The same nation that almost 100-years ago had a president, Franklin D. Roosevelt, who used a wheelchair and leg braces because of polio had never had anyone preside over the House of Representatives from a wheelchair, until Monday.
To honor the 20th anniversary of the signing of the Americans With Disabilities Act, Rep. Jim Langevin, a Rhode Island Democrat who has been a wheelchair since a gun accident left him a quadriplegic as a teenager, got to wield the gavel.
ANDREA: By age 24, he was in the Rhode Island legislature. Later, when he came to the U.S. Capitol, it was a maze of steps and narrow hallways.
Today, as he makes his way to his congressional office, he maneuvers down ramps and curb cuts and through automatic doors, all of which exists because of the Americans with Disabilities Act.
Langevin says the ADA has brought freedom to people like him.
LANGEVIN: The ADA has allowed me to concentrate on my job as opposed to "what do I have to do to get from point A to point B?"
ANDREA: The last obstacle in the Capitol, says Langevin, was the rostrum of the House of Representatives.

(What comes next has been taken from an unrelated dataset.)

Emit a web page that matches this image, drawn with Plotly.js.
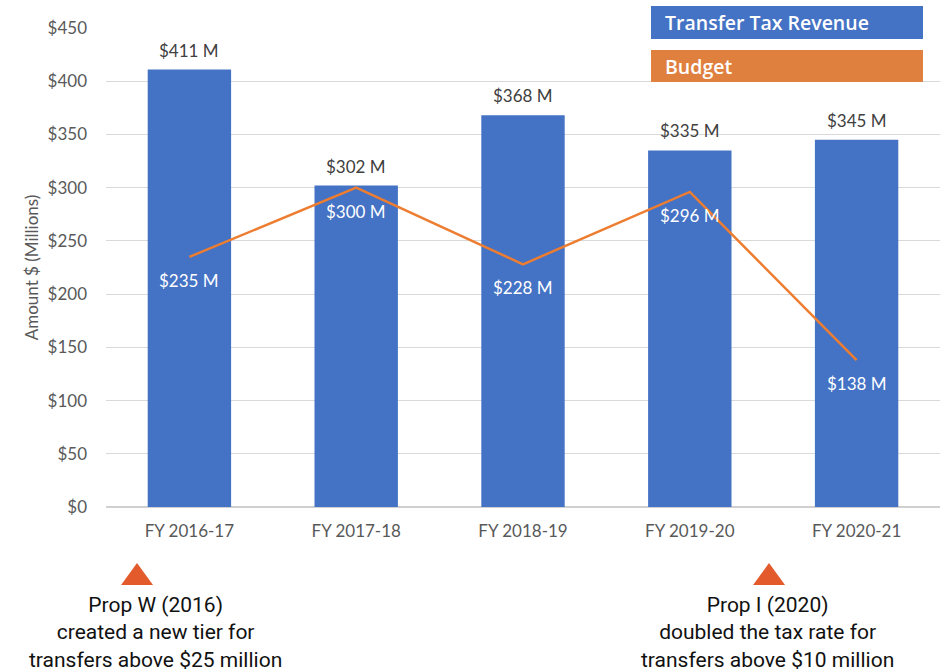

It now has a series of lifts that allow him to rise to the microphone and take the gavel.
Even more important are changes in people's attitudes, he says. Langevin is not thought of as the "congressman in the wheelchair" or even the "congressman who fights for disabled rights." Langevin is an expert on the wars in Afghanistan and Iraq. He's led congressional trips to war zones, riding in the back of a C-130 military plane.